The Day For Night Festival is one of the premier Art and Music events in the United States – where every year the pinnacle of talent showcase their latest creations for 20,000 eager Houstonians who descend into an abandoned Mail sorting facility to have their minds blown. VT Pro Design, having successfully debuted their epic creation Bardo in 2016, predictably were asked to return in 2017 to exhilarate audiences once again. This time around, VT Pro’s creative director Michael Fullman reached out to his favorite Mr. Munkowitz to collaborate on an entirely new concept – a spectacle of immersive theater at a scale that would inspire and propel beyond anything they’ve done before.
At its foundation, the installation was an exploration of the absence and presence of light and how it defines a space. The team wanted to play with dramatic scale, and to do so they employed two Kuka 210’s as Robotic Conductors, wielding large, fabricated geometric shades to manipulate the various light sources and cast brilliant arrays of graphic shadow work throughout the space.

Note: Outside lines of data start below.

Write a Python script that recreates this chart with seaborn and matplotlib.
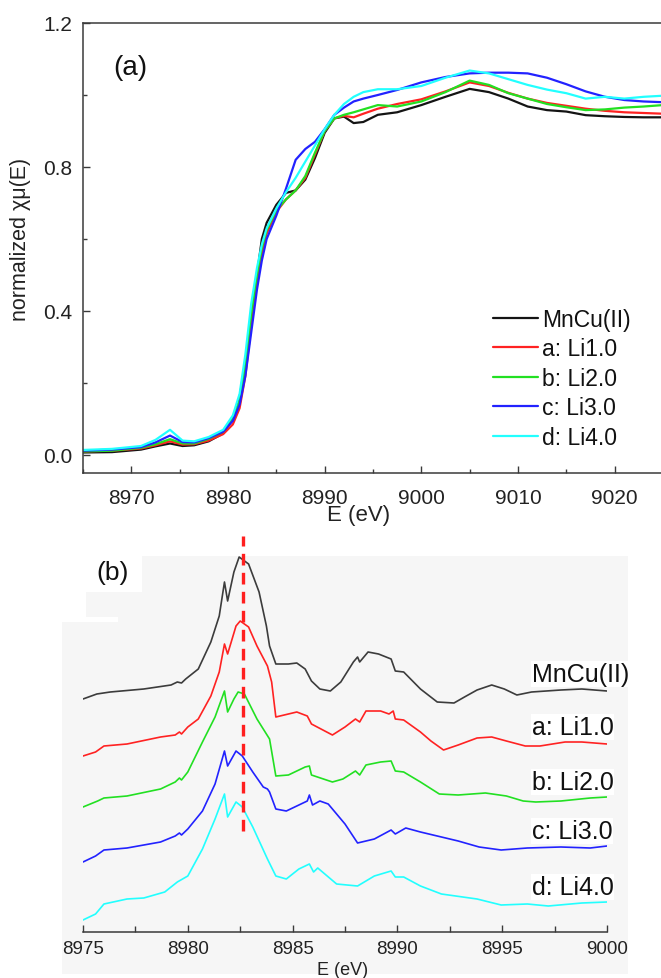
import numpy as np
import pandas as pd
import matplotlib
matplotlib.use("Agg")
import matplotlib.pyplot as plt
import seaborn as sns
from matplotlib.patches import Polygon
from matplotlib.ticker import MultipleLocator, FixedLocator

# ---------------------------------------------------------------- data
SAMPLES = ["MnCu(II)", "a: Li1.0", "b: Li2.0", "c: Li3.0", "d: Li4.0"]
COLORS = ["#141414", "#ff2222", "#22e022", "#2222ff", "#22ffff"]

# (a) normalized Cu K-edge XANES
E_A = [8965, 8968, 8971, 8972.5, 8974, 8975.3, 8976.5, 8978, 8979.5, 8980.5,
       8981.2, 8981.8, 8982.4, 8983, 8983.5, 8984, 8985, 8986, 8987, 8988,
       8989, 8990, 8991, 8992, 8993, 8994, 8995.5, 8997.5, 9000, 9002.5,
       9005, 9007, 9009, 9011, 9013, 9015, 9017, 9019, 9021, 9023, 9025]

MU_MNCU = [0.007, 0.008, 0.015, 0.024, 0.032, 0.025, 0.027, 0.038, 0.060, 0.100,
           0.160, 0.260, 0.390, 0.500, 0.600, 0.645, 0.695, 0.728, 0.735, 0.765,
           0.825, 0.895, 0.935, 0.940, 0.922, 0.925, 0.945, 0.952, 0.972, 0.995,
           1.017, 1.008, 0.990, 0.968, 0.958, 0.954, 0.944, 0.941, 0.939, 0.938, 0.938]
MU_LI1 = [0.010, 0.012, 0.018, 0.027, 0.038, 0.029, 0.030, 0.040, 0.058, 0.085,
          0.130, 0.220, 0.360, 0.480, 0.560, 0.615, 0.675, 0.710, 0.735, 0.770,
          0.835, 0.900, 0.935, 0.942, 0.938, 0.948, 0.962, 0.975, 0.988, 1.010,
          1.035, 1.025, 1.006, 0.990, 0.978, 0.970, 0.962, 0.956, 0.952, 0.950, 0.948]
MU_LI2 = [0.010, 0.012, 0.020, 0.030, 0.044, 0.032, 0.032, 0.045, 0.065, 0.100,
          0.150, 0.250, 0.390, 0.500, 0.575, 0.625, 0.680, 0.710, 0.735, 0.775,
          0.840, 0.900, 0.935, 0.945, 0.952, 0.960, 0.972, 0.968, 0.982, 1.008,
          1.040, 1.028, 1.005, 0.990, 0.975, 0.966, 0.958, 0.960, 0.965, 0.968, 0.972]
MU_LI3 = [0.012, 0.015, 0.022, 0.035, 0.054, 0.036, 0.035, 0.047, 0.065, 0.095,
          0.140, 0.220, 0.340, 0.460, 0.540, 0.600, 0.665, 0.740, 0.820, 0.850,
          0.870, 0.905, 0.945, 0.965, 0.982, 0.990, 1.000, 1.014, 1.035, 1.050,
          1.060, 1.062, 1.062, 1.060, 1.048, 1.030, 1.010, 0.995, 0.986, 0.982, 0.980]
MU_LI4 = [0.014, 0.017, 0.025, 0.042, 0.070, 0.040, 0.038, 0.050, 0.070, 0.110,
          0.170, 0.280, 0.420, 0.520, 0.585, 0.630, 0.685, 0.730, 0.770, 0.815,
          0.860, 0.905, 0.945, 0.975, 0.995, 1.008, 1.016, 1.016, 1.025, 1.048,
          1.068, 1.060, 1.044, 1.028, 1.015, 1.005, 0.990, 0.995, 0.990, 0.995, 0.998]

# (b) pre-edge / edge region, vertically stacked spectra (a.u.)
E_B_MNCU = [8975, 8975.66, 8976.3, 8977.9, 8979.2, 8979.5, 8979.7, 8979.9, 8980.5, 8981.1,
            8981.5, 8981.75, 8981.9, 8982.2, 8982.45, 8982.9, 8983.4, 8983.75, 8983.9, 8984.2,
            8984.8, 8985.2, 8985.6, 8985.9, 8986.3, 8986.8, 8987.3, 8987.9, 8988.1, 8988.2,
            8988.6, 8989.1, 8989.7, 8989.9, 8990.3, 8991.1, 8991.9, 8992.7, 8993.2, 8993.8,
            8994.5, 8995.1, 8995.7, 8996.4, 8997.8, 8998.8, 9000]
Y_B_MNCU = [2.33, 2.38, 2.40, 2.43, 2.47, 2.50, 2.49, 2.53, 2.63, 2.90,
            3.16, 3.50, 3.31, 3.60, 3.75, 3.68, 3.40, 3.06, 2.86, 2.68,
            2.68, 2.69, 2.63, 2.51, 2.43, 2.41, 2.50, 2.70, 2.75, 2.70,
            2.80, 2.78, 2.73, 2.61, 2.60, 2.43, 2.30, 2.29, 2.35, 2.42,
            2.47, 2.43, 2.37, 2.40, 2.42, 2.43, 2.41]

E_B_LI1 = [8975, 8975.6, 8976, 8977.1, 8978.7, 8979.4, 8979.6, 8979.7, 8980, 8980.5,
           8981.1, 8981.5, 8981.75, 8981.9, 8982.3, 8982.5, 8982.9, 8983.3, 8983.8, 8984,
           8984.2, 8985.2, 8985.7, 8985.9, 8986.9, 8987.5, 8988, 8988.2, 8988.5, 8989.2,
           8989.6, 8989.8, 8989.9, 8990.3, 8991.1, 8991.6, 8992.2, 8992.9, 8993.8, 8994.5,
           8995.2, 8996.1, 8996.8, 8998, 8998.8, 9000]
Y_B_LI1 = [1.76, 1.80, 1.86, 1.88, 1.95, 1.97, 2.00, 1.98, 2.05, 2.13,
           2.36, 2.60, 2.88, 2.78, 3.06, 3.11, 3.05, 2.86, 2.66, 2.50,
           2.15, 2.20, 2.16, 2.08, 1.97, 2.05, 2.13, 2.10, 2.21, 2.21,
           2.18, 2.21, 2.13, 2.12, 2.00, 1.91, 1.82, 1.87, 1.94, 1.95,
           1.91, 1.86, 1.86, 1.90, 1.90, 1.88]

E_B_LI2 = [8975, 8975.7, 8976, 8977.1, 8978.7, 8979.4, 8979.6, 8979.7, 8980, 8980.7,
           8981.3, 8981.75, 8981.9, 8982.2, 8982.4, 8982.7, 8983.3, 8983.9, 8984.2, 8984.8,
           8985.6, 8985.8, 8985.9, 8986.9, 8987.4, 8988, 8988.2, 8988.5, 8989.2, 8989.7,
           8989.9, 8990.3, 8991.1, 8992, 8992.9, 8994.2, 8995.2, 8996, 8996.6, 8997.8,
           8999.2, 9000]
Y_B_LI2 = [1.25, 1.31, 1.34, 1.36, 1.43, 1.50, 1.54, 1.52, 1.60, 1.90,
           2.15, 2.41, 2.20, 2.33, 2.40, 2.38, 2.13, 1.93, 1.56, 1.57,
           1.65, 1.66, 1.57, 1.50, 1.53, 1.61, 1.57, 1.67, 1.70, 1.71,
           1.61, 1.60, 1.50, 1.38, 1.37, 1.39, 1.36, 1.31, 1.30, 1.31,
           1.34, 1.35]

E_B_LI3 = [8975, 8975.6, 8976, 8977.1, 8978.7, 8979.4, 8979.6, 8979.7, 8980, 8980.7,
           8981.3, 8981.75, 8981.9, 8982.3, 8982.6, 8983.1, 8983.6, 8983.8, 8983.9, 8984.2,
           8984.7, 8985.2, 8985.7, 8985.8, 8985.95, 8986.3, 8986.7, 8987.5, 8988.1, 8988.9,
           8989.7, 8989.9, 8990.4, 8991.1, 8991.9, 8992.9, 8993.9, 8994.95, 8996.2, 8997.8,
           8999.2, 9000]
Y_B_LI3 = [0.70, 0.76, 0.82, 0.84, 0.90, 0.96, 0.99, 0.97, 1.03, 1.21,
           1.48, 1.81, 1.66, 1.81, 1.76, 1.60, 1.45, 1.43, 1.40, 1.23,
           1.21, 1.26, 1.31, 1.37, 1.27, 1.31, 1.28, 1.08, 0.89, 0.93,
           1.02, 0.98, 1.04, 1.00, 0.96, 0.91, 0.85, 0.82, 0.84, 0.85,
           0.84, 0.86]

E_B_LI4 = [8975, 8975.6, 8976, 8977.1, 8977.9, 8978.9, 8979.5, 8980, 8980.7, 8981.3,
           8981.75, 8981.9, 8982.3, 8982.6, 8983.1, 8983.8, 8984.2, 8984.7, 8985.3, 8985.8,
           8986, 8986.2, 8987.1, 8988.1, 8988.9, 8989.7, 8989.9, 8990.3, 8991.1, 8992.1,
           8993.8, 8994.95, 8996.2, 8997.2, 8998.8, 9000]
Y_B_LI4 = [0.12, 0.18, 0.28, 0.33, 0.34, 0.40, 0.50, 0.56, 0.83, 1.13,
           1.38, 1.15, 1.30, 1.25, 1.05, 0.73, 0.56, 0.53, 0.63, 0.68,
           0.60, 0.64, 0.48, 0.46, 0.56, 0.61, 0.55, 0.55, 0.46, 0.38,
           0.33, 0.27, 0.28, 0.26, 0.29, 0.30]

# energy of the main edge feature marked in (b), and the span of the marker (a.u.)
EDGE_E = 8982.64
EDGE_SPAN = [1.01, 3.96]

# ---------------------------------------------------------------- frames
df_a = pd.concat(
    [pd.DataFrame({"E": E_A, "mu": mu, "sample": s})
     for s, mu in zip(SAMPLES, [MU_MNCU, MU_LI1, MU_LI2, MU_LI3, MU_LI4])],
    ignore_index=True)

b_series = [(E_B_MNCU, Y_B_MNCU), (E_B_LI1, Y_B_LI1), (E_B_LI2, Y_B_LI2),
            (E_B_LI3, Y_B_LI3), (E_B_LI4, Y_B_LI4)]
df_b = pd.concat(
    [pd.DataFrame({"E": e, "y": y, "sample": s})
     for s, (e, y) in zip(SAMPLES, b_series)],
    ignore_index=True)

# ---------------------------------------------------------------- style
sns.set_theme(style="ticks")
plt.rcParams["font.family"] = ["Liberation Sans", "DejaVu Sans"]
plt.rcParams.update({
    "xtick.direction": "in", "ytick.direction": "in",
    "axes.edgecolor": "#3a3a3a", "axes.linewidth": 1.1,
    "xtick.color": "#3a3a3a", "ytick.color": "#3a3a3a",
    "xtick.labelcolor": "#222222", "ytick.labelcolor": "#222222",
    "text.color": "#111111", "axes.labelcolor": "#222222",
})

W, H = 661, 979
fig = plt.figure(figsize=(W / 100, H / 100), dpi=100)
fig.patch.set_facecolor("white")


def fx(px):
    return px / W


def fy(py):
    return 1 - py / H


# light grey backdrop behind panel (b)
bg_pts = [(142, 557), (628, 557), (628, 975), (62, 975), (62, 623), (118, 623),
          (118, 618), (86, 618), (86, 593), (142, 593)]
fig.patches.append(Polygon([(fx(x), fy(y)) for x, y in bg_pts], closed=True,
                           transform=fig.transFigure, facecolor="#f6f6f6",
                           edgecolor="none", zorder=-10))

# ---------------------------------------------------------------- panel (a)
ax_a = fig.add_axes([fx(83), fy(474), fx(661 - 83) + 0.003, (474 - 24) / H])
ax_a.set_facecolor("none")
sns.lineplot(data=df_a, x="E", y="mu", hue="sample", hue_order=SAMPLES,
             palette=COLORS, estimator=None, sort=False, linewidth=1.6,
             ax=ax_a)
ax_a.set_xlim(8965, 9025)
ax_a.set_ylim(-0.05, 1.2)
ax_a.xaxis.set_major_locator(MultipleLocator(10))
ax_a.xaxis.set_minor_locator(MultipleLocator(5))
ax_a.yaxis.set_major_locator(FixedLocator([0.0, 0.4, 0.8, 1.2]))
ax_a.yaxis.set_minor_locator(MultipleLocator(0.2))
ax_a.yaxis.set_major_formatter(matplotlib.ticker.FormatStrFormatter("%.1f"))
ax_a.tick_params(which="major", length=5, width=1.0, labelsize=15)
ax_a.tick_params(which="minor", length=3, width=1.0)
ax_a.tick_params(axis="x", which="major", pad=11)
ax_a.tick_params(axis="y", which="major", pad=8)
ax_a.spines["right"].set_visible(False)

ax_a.set_xlabel("E (eV)", fontsize=16)
ax_a.xaxis.set_label_coords((358 - 83) / 578, (474 - 505) / 450)
ax_a.set_ylabel("normalized χμ(E)", fontsize=15.5)
ax_a.yaxis.set_label_coords((31 - 83) / 578, (474 - 239) / 450)

ax_a.text((130 - 83) / 578, (474 - 68) / 450, "(a)", transform=ax_a.transAxes,
          fontsize=20, ha="center", va="center")

handles, labels = ax_a.get_legend_handles_labels()
ax_a.legend(handles, labels, loc="upper left",
            bbox_to_anchor=(fx(493), fy(309)), bbox_transform=fig.transFigure,
            frameon=False, fontsize=16.5, handlelength=1.95, handletextpad=0.2,
            labelspacing=0.28, borderpad=0, borderaxespad=0)

# ---------------------------------------------------------------- panel (b)
ax_b = fig.add_axes([fx(83), fy(933), fx(607 - 83), (933 - 537) / H])
ax_b.set_facecolor("none")
b_colors = ["#3c3c3c"] + COLORS[1:]
sns.lineplot(data=df_b, x="E", y="y", hue="sample", hue_order=SAMPLES,
             palette=b_colors, estimator=None, sort=False, linewidth=1.2,
             legend=False, ax=ax_b)
ax_b.set_xlim(8975, 9000)
ax_b.set_ylim(0, 3.96)
ax_b.plot([EDGE_E, EDGE_E], EDGE_SPAN, color="#ff1f1f", linewidth=2.4,
          dashes=(3.5, 2.2), zorder=5, clip_on=False)

for name, x0, y0 in zip(SAMPLES, [8996.4] * 5, [2.58, 2.05, 1.50, 1.01, 0.45]):
    ax_b.text(x0, y0, name, fontsize=18, ha="left", va="center",
              bbox=dict(facecolor="white", edgecolor="none", pad=0.5))

ax_b.xaxis.set_major_locator(MultipleLocator(5))
ax_b.xaxis.set_minor_locator(MultipleLocator(2.5))
ax_b.tick_params(axis="x", which="major", length=5, width=1.0, labelsize=13.5, pad=6)
ax_b.tick_params(axis="x", which="minor", length=4, width=1.0)
ax_b.set_yticks([])
for side in ("left", "right", "top"):
    ax_b.spines[side].set_visible(False)
ax_b.set_xlabel("E (eV)", fontsize=13)
ax_b.set_ylabel("")
ax_b.xaxis.set_label_coords((343 - 83) / 524, (933 - 962) / 396)

fig.text(fx(113), fy(573), "(b)", fontsize=19, ha="center", va="center")

fig.savefig("out.png", dpi=100)
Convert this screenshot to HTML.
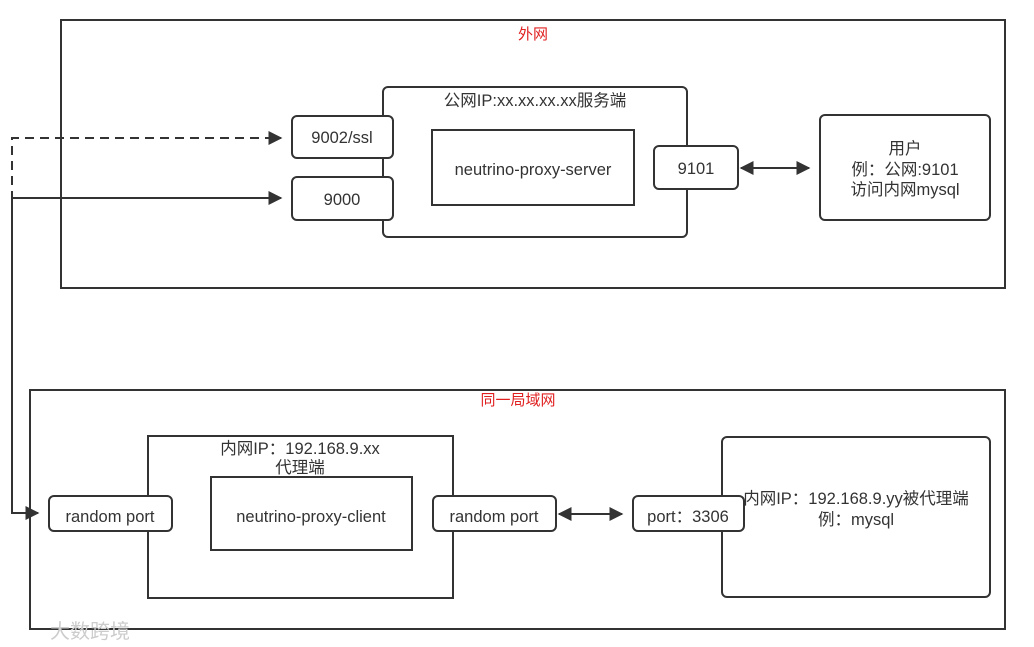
<!DOCTYPE html>
<html><head><meta charset="utf-8"><style>
html,body{margin:0;padding:0;background:#fff;width:1034px;height:647px;overflow:hidden}
svg text{font-family:"Liberation Sans","Noto Sans CJK SC",sans-serif;fill:#333;font-size:16.5px}
</style></head><body>
<svg width="1034" height="647" viewBox="0 0 1034 647" xmlns="http://www.w3.org/2000/svg">
<defs>
<marker id="a" viewBox="0 0 10 10" refX="9" refY="5" markerWidth="7" markerHeight="7" orient="auto-start-reverse"><path d="M0,0L10,5L0,10z" fill="#333"/></marker>
</defs>
<g fill="none" stroke="#333" stroke-width="2">
<rect x="61" y="20" width="944" height="268"/>
<rect x="30" y="390" width="975" height="239"/>
<rect x="383" y="87" width="304" height="150" rx="5"/>
<rect x="432" y="130" width="202" height="75"/>
<rect x="820" y="115" width="170" height="105" rx="5"/>
<rect x="148" y="436" width="305" height="162"/>
<rect x="211" y="477" width="201" height="73"/>
<rect x="722" y="437" width="268" height="160" rx="5"/>
<path d="M12,200V138H281" stroke-dasharray="9,6" marker-end="url(#a)"/>
<path d="M12,198H281" marker-end="url(#a)"/>
<path d="M12,198V513H38" marker-end="url(#a)"/>
<path d="M741,168H809" marker-start="url(#a)" marker-end="url(#a)"/>
<path d="M559,514H622" marker-start="url(#a)" marker-end="url(#a)"/>
</g>
<g fill="#fff" stroke="#333" stroke-width="2">
<rect x="292" y="116" width="101" height="42" rx="5"/>
<rect x="292" y="177" width="101" height="43" rx="5"/>
<rect x="654" y="146" width="84" height="43" rx="5"/>
<rect x="49" y="496" width="123" height="35" rx="5"/>
<rect x="433" y="496" width="123" height="35" rx="5"/>
<rect x="633" y="496" width="111" height="35" rx="5"/>
</g>
<g text-anchor="middle">
<text x="533" y="39" style="fill:#e02020;font-size:15px">外网</text>
<text x="518" y="405" style="fill:#e02020;font-size:15px">同一局域网</text>
<text x="535" y="106">公网IP:xx.xx.xx.xx服务端</text>
<text x="533" y="175">neutrino-proxy-server</text>
<text x="342" y="143">9002/ssl</text>
<text x="342" y="205">9000</text>
<text x="696" y="174">9101</text>
<text x="905" y="154">用户</text>
<text x="905" y="175">例：公网:9101</text>
<text x="905" y="195">访问内网mysql</text>
<text x="300" y="454">内网IP：192.168.9.xx</text>
<text x="300" y="473">代理端</text>
<text x="311" y="522">neutrino-proxy-client</text>
<text x="110" y="522">random port</text>
<text x="494" y="522">random port</text>
<text x="688" y="522">port：3306</text>
<text x="856" y="504">内网IP：192.168.9.yy被代理端</text>
<text x="856" y="525">例：mysql</text>
</g>
<text x="50" y="638" style="fill:#ccc;font-size:20px">大数跨境</text>
</svg>
</body></html>
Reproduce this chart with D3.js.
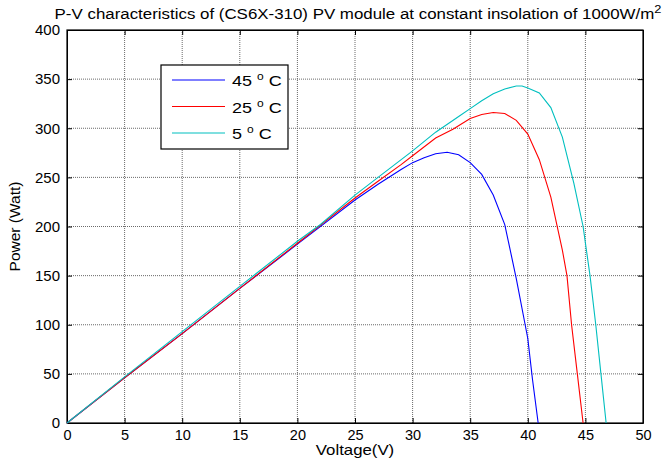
<!DOCTYPE html>
<html>
<head>
<meta charset="utf-8">
<script src="https://cdn.jsdelivr.net/npm/d3@7"></script>
<style>
  body { margin: 0; background: #fff; }
  text { font-family: "Liberation Sans", Arial, sans-serif; fill: #000; }
</style>
</head>
<body>
<div id="app"></div>
<script>
// data
var v45 = [0, 5, 10, 15, 20, 25, 27, 29, 30, 31, 32, 33, 34, 35, 36, 37, 38, 39, 40, 40.4, 40.9];
var p45 = [0, 46, 91, 137, 182, 227, 243, 258, 265, 270, 274, 275.5, 273, 265, 253, 232, 202, 147, 86, 45, 0];

var v25 = [0, 5, 10, 15, 20, 25, 27, 29, 30, 32, 33.5, 35, 36, 37, 38, 39, 40, 41, 42, 43, 43.4, 43.8, 44.3, 44.8];
var p25 = [0, 46, 91, 137, 183, 229, 246, 263, 272, 290, 299, 310, 314, 316, 315, 308, 294, 268, 230, 176, 150, 100, 50, 0];

var v5 = [0, 5, 10, 15, 20, 22, 25, 27, 30, 32, 34, 35, 36, 37, 38, 39, 39.5, 40, 41, 42, 43, 44, 44.8, 45.4, 45.9, 46.35, 46.8];
var p5 = [0, 47, 93, 139, 185, 202, 232, 250, 277, 296, 312, 320, 328, 335, 340, 343, 343, 341, 336, 321, 291, 244, 200, 150, 100, 50, 0];

var seriesNames = ['45 ', '25 ', '5 '];
var seriesColors = ['#0000ff', '#ff0000', '#00bfbf'];
var xTicks = [0, 5, 10, 15, 20, 25, 30, 35, 40, 45, 50];
var yTicks = [0, 50, 100, 150, 200, 250, 300, 350, 400];

var width = 667, height = 466,
    mLeft = 67, mTop = 30, plotW = 576, plotH = 393,
    tickLen = 5;

var svg = d3.select('#app').append('svg')
            .attr('width', width)
            .attr('height', height);

var x = d3.scaleLinear().domain([0, 50]).range([mLeft, mLeft + plotW]);
var y = d3.scaleLinear().domain([0, 400]).range([mTop + plotH, mTop]);

// grid
svg.append('g').selectAll('line')
   .data(xTicks.slice(1, -1)).join('line')
   .attr('x1', d => x(d)).attr('x2', d => x(d))
   .attr('y1', mTop).attr('y2', mTop + plotH)
   .attr('stroke', '#6a6a6a').attr('stroke-dasharray', '1,1');
svg.append('g').selectAll('line')
   .data(yTicks.slice(1, -1)).join('line')
   .attr('y1', d => y(d)).attr('y2', d => y(d))
   .attr('x1', mLeft).attr('x2', mLeft + plotW)
   .attr('stroke', '#6a6a6a').attr('stroke-dasharray', '1,1');

// axes with inward ticks
var fs = '14.5px';
svg.append('g')
   .attr('transform', 'translate(0,' + (mTop + plotH) + ')')
   .call(d3.axisBottom(x).tickValues(xTicks).tickSizeInner(-tickLen).tickSizeOuter(0).tickPadding(7))
   .call(g => g.selectAll('text').style('font-size', fs).attr('font-family', null));
svg.append('g')
   .attr('transform', 'translate(0,' + mTop + ')')
   .call(d3.axisTop(x).tickValues(xTicks).tickSizeInner(-tickLen).tickSizeOuter(0).tickFormat(''));
svg.append('g')
   .attr('transform', 'translate(' + mLeft + ',0)')
   .call(d3.axisLeft(y).tickValues(yTicks).tickSizeInner(-tickLen).tickSizeOuter(0).tickPadding(7))
   .call(g => g.selectAll('text').style('font-size', '15px').attr('font-family', null));
svg.append('g')
   .attr('transform', 'translate(' + (mLeft + plotW) + ',0)')
   .call(d3.axisRight(y).tickValues(yTicks).tickSizeInner(-tickLen).tickSizeOuter(0).tickFormat(''));
svg.selectAll('.domain').attr('stroke', '#000');
svg.selectAll('.tick line').attr('stroke', '#000');

svg.append('rect')
   .attr('x', mLeft).attr('y', mTop)
   .attr('width', plotW).attr('height', plotH)
   .attr('fill', 'none').attr('stroke', '#000').attr('stroke-width', 1.2);

// curves
var line = d3.line().x(d => x(d[0])).y(d => y(d[1]));
var curves = [d3.zip(v45, p45), d3.zip(v25, p25), d3.zip(v5, p5)];
curves.forEach(function (c, i) {
  svg.append('path')
     .datum(c)
     .attr('d', line)
     .attr('fill', 'none')
     .attr('stroke', seriesColors[i])
     .attr('stroke-width', 1.1);
});

// title (text in the reference is a little stretched horizontally)
var title = svg.append('text')
   .attr('transform', 'translate(358,19) scale(1.165,1)')
   .attr('text-anchor', 'middle')
   .style('font-size', '14.5px');
title.append('tspan').text('P-V characteristics of (CS6X-310) PV module at constant insolation of 1000W/m');
title.append('tspan').attr('dy', -6).style('font-size', '11px').text('2');

// axis labels
svg.append('text')
   .attr('transform', 'translate(' + x(25) + ',455) scale(1.2,1)')
   .attr('text-anchor', 'middle')
   .style('font-size', '14px')
   .text('Voltage(V)');
svg.append('text')
   .attr('transform', 'translate(20,' + y(200) + ') rotate(-90)')
   .attr('text-anchor', 'middle')
   .style('font-size', '15.5px')
   .text('Power (Watt)');

// legend
var lg = svg.append('g');
lg.append('rect')
  .attr('x', 161).attr('y', 65)
  .attr('width', 127).attr('height', 84)
  .attr('fill', '#fff').attr('stroke', '#000').attr('stroke-width', 1.2);
seriesNames.forEach(function (n, i) {
  var ly = 80 + i * 26.5;
  lg.append('line')
    .attr('x1', 172).attr('x2', 225)
    .attr('y1', ly).attr('y2', ly)
    .attr('stroke', seriesColors[i]).attr('stroke-width', 1.1);
  var t = lg.append('text')
    .attr('transform', 'translate(232,' + (ly + 6) + ') scale(1.2,1)')
    .style('font-size', '15px');
  t.append('tspan').text(n);
  t.append('tspan').attr('dy', -6).style('font-size', '10px').text('o');
  t.append('tspan').attr('dy', 6).text(' C');
});
</script>
</body>
</html>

Conceptually, they wanted to recreate one of the ancient world’s most sought-after immersive experiences, invoking a ritual that harnessed the spiritual forces of nature to create a transformative experience. This ritual was housed in a darkened chamber called the Telestron (an adaptation of the original Telesterion), deployed cutting-edge robotic and light projection technology to bring the audience into an experience of the diurnal cycle (sunrise, noon, sunset, and midnight). In other words – a complete Day for Night.